▶ GIVEN TASK: Begin with the first line of the listing and quote every line through the one containing "const barDx = 12, barDy = -9;"; give only those lines.
-- start of INFORMATION SUPPLIED --
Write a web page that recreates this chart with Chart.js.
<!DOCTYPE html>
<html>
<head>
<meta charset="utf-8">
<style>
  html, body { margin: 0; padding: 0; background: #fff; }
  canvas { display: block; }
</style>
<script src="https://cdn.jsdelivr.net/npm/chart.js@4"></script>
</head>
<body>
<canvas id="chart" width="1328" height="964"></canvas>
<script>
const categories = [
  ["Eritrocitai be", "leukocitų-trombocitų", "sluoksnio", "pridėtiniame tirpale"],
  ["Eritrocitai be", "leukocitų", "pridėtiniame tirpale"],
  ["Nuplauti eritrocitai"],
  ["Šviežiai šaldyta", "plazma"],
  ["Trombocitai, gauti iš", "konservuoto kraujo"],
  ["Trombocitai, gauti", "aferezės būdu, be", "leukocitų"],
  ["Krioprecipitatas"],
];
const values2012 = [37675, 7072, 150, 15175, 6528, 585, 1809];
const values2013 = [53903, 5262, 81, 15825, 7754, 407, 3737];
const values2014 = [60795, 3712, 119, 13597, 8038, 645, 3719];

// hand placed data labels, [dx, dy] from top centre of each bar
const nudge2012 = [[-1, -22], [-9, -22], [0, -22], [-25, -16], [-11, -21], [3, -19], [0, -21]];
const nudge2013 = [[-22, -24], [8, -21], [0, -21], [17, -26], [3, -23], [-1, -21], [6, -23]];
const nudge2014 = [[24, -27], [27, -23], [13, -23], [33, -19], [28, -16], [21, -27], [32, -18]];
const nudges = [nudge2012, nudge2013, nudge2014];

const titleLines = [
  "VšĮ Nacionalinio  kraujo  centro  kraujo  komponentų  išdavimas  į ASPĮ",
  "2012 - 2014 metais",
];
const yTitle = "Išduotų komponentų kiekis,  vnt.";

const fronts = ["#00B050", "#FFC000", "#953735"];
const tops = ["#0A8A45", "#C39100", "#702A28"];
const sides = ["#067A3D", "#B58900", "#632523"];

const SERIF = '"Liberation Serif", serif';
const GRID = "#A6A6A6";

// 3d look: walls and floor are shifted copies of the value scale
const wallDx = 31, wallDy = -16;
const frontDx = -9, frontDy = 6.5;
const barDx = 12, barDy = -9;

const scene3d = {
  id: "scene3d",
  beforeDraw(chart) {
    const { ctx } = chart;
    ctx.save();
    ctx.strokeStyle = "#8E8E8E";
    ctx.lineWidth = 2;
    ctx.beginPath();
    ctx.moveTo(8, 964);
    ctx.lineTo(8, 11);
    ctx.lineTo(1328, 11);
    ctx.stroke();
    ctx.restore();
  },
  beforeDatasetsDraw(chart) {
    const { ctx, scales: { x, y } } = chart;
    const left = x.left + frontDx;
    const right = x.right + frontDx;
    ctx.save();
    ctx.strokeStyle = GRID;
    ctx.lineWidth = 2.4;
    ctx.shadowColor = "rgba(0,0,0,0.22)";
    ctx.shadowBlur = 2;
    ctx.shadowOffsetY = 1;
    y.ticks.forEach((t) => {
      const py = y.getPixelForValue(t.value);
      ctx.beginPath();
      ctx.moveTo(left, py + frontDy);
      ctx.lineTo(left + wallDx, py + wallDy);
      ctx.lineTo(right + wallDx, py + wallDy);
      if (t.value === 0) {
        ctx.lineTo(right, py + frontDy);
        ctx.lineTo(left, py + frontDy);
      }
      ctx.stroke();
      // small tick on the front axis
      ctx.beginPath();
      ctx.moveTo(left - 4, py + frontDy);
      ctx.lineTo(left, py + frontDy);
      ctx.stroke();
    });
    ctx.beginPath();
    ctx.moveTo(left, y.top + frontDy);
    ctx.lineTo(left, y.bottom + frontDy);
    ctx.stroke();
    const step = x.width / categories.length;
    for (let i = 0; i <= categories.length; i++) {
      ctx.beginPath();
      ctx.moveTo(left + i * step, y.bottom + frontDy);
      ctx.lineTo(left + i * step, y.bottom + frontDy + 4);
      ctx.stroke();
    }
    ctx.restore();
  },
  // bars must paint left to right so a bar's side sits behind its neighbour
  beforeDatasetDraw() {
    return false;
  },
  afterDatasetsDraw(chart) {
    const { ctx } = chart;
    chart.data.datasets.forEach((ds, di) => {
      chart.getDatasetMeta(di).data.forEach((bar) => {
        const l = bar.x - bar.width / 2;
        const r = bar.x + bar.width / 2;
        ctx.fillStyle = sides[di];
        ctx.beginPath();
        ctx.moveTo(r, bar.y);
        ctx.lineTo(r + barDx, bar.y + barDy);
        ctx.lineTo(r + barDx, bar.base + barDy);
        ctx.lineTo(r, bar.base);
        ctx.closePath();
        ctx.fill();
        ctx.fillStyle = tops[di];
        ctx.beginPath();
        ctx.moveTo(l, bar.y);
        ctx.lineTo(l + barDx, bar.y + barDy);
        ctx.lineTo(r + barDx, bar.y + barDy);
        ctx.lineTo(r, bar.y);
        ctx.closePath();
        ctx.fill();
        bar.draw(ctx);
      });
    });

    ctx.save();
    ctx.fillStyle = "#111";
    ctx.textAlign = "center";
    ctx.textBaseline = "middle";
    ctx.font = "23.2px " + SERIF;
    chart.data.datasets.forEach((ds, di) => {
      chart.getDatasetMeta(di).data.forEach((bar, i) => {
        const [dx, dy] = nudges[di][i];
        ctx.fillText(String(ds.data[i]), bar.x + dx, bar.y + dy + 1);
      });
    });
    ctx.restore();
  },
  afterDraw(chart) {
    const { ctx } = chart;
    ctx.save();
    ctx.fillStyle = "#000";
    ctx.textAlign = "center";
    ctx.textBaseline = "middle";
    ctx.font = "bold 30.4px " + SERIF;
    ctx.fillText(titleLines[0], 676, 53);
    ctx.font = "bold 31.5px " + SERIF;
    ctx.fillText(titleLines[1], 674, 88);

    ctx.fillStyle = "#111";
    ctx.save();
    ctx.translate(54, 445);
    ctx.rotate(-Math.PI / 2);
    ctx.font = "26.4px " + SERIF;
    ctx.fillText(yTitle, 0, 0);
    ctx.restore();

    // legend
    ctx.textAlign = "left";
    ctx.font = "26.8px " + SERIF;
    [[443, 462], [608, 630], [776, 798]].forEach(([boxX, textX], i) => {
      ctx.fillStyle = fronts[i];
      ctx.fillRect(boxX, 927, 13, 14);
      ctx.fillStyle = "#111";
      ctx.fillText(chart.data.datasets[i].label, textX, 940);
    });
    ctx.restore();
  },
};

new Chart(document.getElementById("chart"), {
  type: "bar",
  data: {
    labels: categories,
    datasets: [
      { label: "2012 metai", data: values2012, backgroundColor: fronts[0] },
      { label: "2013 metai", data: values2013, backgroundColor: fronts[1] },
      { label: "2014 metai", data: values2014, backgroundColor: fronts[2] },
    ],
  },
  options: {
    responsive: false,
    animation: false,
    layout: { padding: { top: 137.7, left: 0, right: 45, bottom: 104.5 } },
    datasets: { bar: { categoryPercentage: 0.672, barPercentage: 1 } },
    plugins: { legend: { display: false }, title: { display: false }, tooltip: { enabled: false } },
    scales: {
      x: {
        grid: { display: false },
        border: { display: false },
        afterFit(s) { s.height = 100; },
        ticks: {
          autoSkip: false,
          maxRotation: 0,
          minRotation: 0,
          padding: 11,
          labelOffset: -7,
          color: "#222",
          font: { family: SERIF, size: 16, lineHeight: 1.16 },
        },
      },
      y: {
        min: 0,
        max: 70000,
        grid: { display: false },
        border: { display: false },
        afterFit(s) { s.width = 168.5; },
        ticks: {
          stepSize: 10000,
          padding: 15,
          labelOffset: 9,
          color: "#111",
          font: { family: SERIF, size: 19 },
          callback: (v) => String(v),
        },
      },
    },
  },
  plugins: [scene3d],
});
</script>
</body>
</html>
-- end of INFORMATION SUPPLIED --
▶ ANSWER FOR THIS EXERCISE:
Write a web page that recreates this chart with Chart.js.
<!DOCTYPE html>
<html>
<head>
<meta charset="utf-8">
<style>
  html, body { margin: 0; padding: 0; background: #fff; }
  canvas { display: block; }
</style>
<script src="https://cdn.jsdelivr.net/npm/chart.js@4"></script>
</head>
<body>
<canvas id="chart" width="1328" height="964"></canvas>
<script>
const categories = [
  ["Eritrocitai be", "leukocitų-trombocitų", "sluoksnio", "pridėtiniame tirpale"],
  ["Eritrocitai be", "leukocitų", "pridėtiniame tirpale"],
  ["Nuplauti eritrocitai"],
  ["Šviežiai šaldyta", "plazma"],
  ["Trombocitai, gauti iš", "konservuoto kraujo"],
  ["Trombocitai, gauti", "aferezės būdu, be", "leukocitų"],
  ["Krioprecipitatas"],
];
const values2012 = [37675, 7072, 150, 15175, 6528, 585, 1809];
const values2013 = [53903, 5262, 81, 15825, 7754, 407, 3737];
const values2014 = [60795, 3712, 119, 13597, 8038, 645, 3719];

// hand placed data labels, [dx, dy] from top centre of each bar
const nudge2012 = [[-1, -22], [-9, -22], [0, -22], [-25, -16], [-11, -21], [3, -19], [0, -21]];
const nudge2013 = [[-22, -24], [8, -21], [0, -21], [17, -26], [3, -23], [-1, -21], [6, -23]];
const nudge2014 = [[24, -27], [27, -23], [13, -23], [33, -19], [28, -16], [21, -27], [32, -18]];
const nudges = [nudge2012, nudge2013, nudge2014];

const titleLines = [
  "VšĮ Nacionalinio  kraujo  centro  kraujo  komponentų  išdavimas  į ASPĮ",
  "2012 - 2014 metais",
];
const yTitle = "Išduotų komponentų kiekis,  vnt.";

const fronts = ["#00B050", "#FFC000", "#953735"];
const tops = ["#0A8A45", "#C39100", "#702A28"];
const sides = ["#067A3D", "#B58900", "#632523"];

const SERIF = '"Liberation Serif", serif';
const GRID = "#A6A6A6";

// 3d look: walls and floor are shifted copies of the value scale
const wallDx = 31, wallDy = -16;
const frontDx = -9, frontDy = 6.5;
const barDx = 12, barDy = -9;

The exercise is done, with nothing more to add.